The history of the Biograph

The Biograph story begins in late 1894 when four men – three American and one British – joined forces to develop a peepshow motion picture device called a Mutoscope. The four were Herman Casler, Harry Marvin, Elias Koopman and William Kennedy-Laurie Dickson, the latter the British inventor who had invented the world’s first successful motion picture camera and viewer when he was employed by Thomas Edison, and who now was helping to produce a rival to his own invention, the Edison Kinetoscope. Unlike the Kinetoscope, which used film, the Mutoscope used reels of sequential photographic images on cards.

The four formed the KMCD Syndicate which in December 1895 became the American Mutoscope Company and later the American Mutoscope and Biograph Company. To produce their films (which could then be turned into flick cards) they produced the gigantic Mutograph camera which employed 68mm wide film, to differentiate the product from Edison’s 35mm film. Biograph films were intended for projection on a screen as well as through the peepshow Mutoscope, and the inaugural film show took place at 12 October 1896 at Hammerstein’s Olympia Music Hall.

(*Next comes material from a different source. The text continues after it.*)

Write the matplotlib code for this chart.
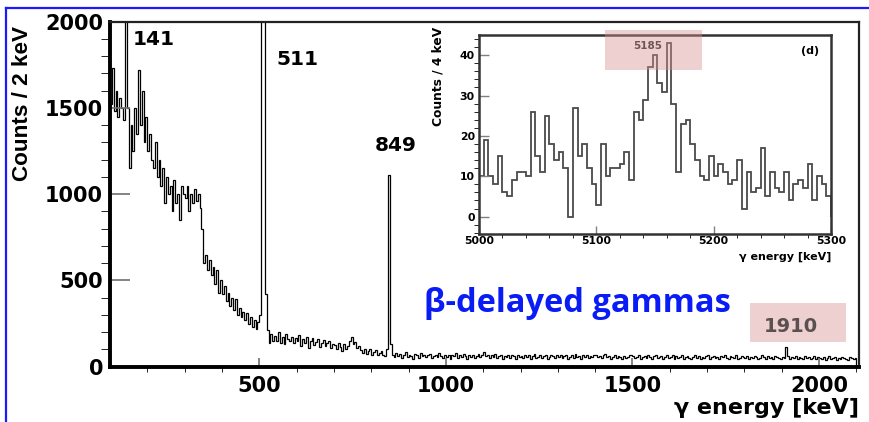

Biograph was an instant success, its huge picture, sharp photographic quality and steady image startling audiences worldwide. Biograph made a speciality of films of actuality: travel, sports, news events, railway journeys, war reportage, and world-famous personalities. Many celebrities of the time appeared before the Biograph, wittingly or unwittingly. They included Pope Leo XIII, politicians William McKinley and Li Hung Chang, French victim of injustice Alfred Dreyfus, military heroes Horatio Kitchener, William Dewey and Lord Roberts, actors Joseph Jefferson and Herbert Beerbohm Tree, and monarchs Queen Victoria and Queen Wilhelmina of the Netherlands.

Biograph films were usually one minute in length, though much longer films were made of some boxing matches. They were gathered together in programmes of twenty minutes or so to be shown in variety theatres and music halls (there were no cinemas in the 1890s). The company gained much prestige for its films of the world, taken from American to China, and from Britain to South Africa, but there was another side to its output. For the peepshow Mutoscope the company produced risqué comedies with such titles such as The Amorous Guardsman, Wicked Willie and Why Marie blew out the light. These suggestive films, with their titillating scenarios, were the cause of much censorious comment, and the Mutoscope gained the popular soubriquet of ‘What the butler saw.’

Biograph expanded overseas, with branches appearing in Britain, France, Germany, Italy, India, the Netherlands and elsewhere. The chief filmmaker was Dickson, who joined the British Mutoscope and Biograph Company. Other camera operators included Eugène Lauste and his son Emile, Fred Ackerman, Frederick Armitage, Arthur Marvin and Billy Bitzer. In 1902 the American company abandoned 68mm film to concentrate on 35mm production, in line with the rest of the film business. The British company followed suit in 1903, but ceased film production completely soon after. American Biograph continued, finding new success with the director D.W. Griffith, but the large format spectacular films that left audiences awe-struck were no more. It was not until the 1990s that archives and film scholars began to rediscover the amazing legacy of Biograph, and only today with The Biograph Project that we can experience again the film wonder of 1896-1903 in the form in which the world first saw it.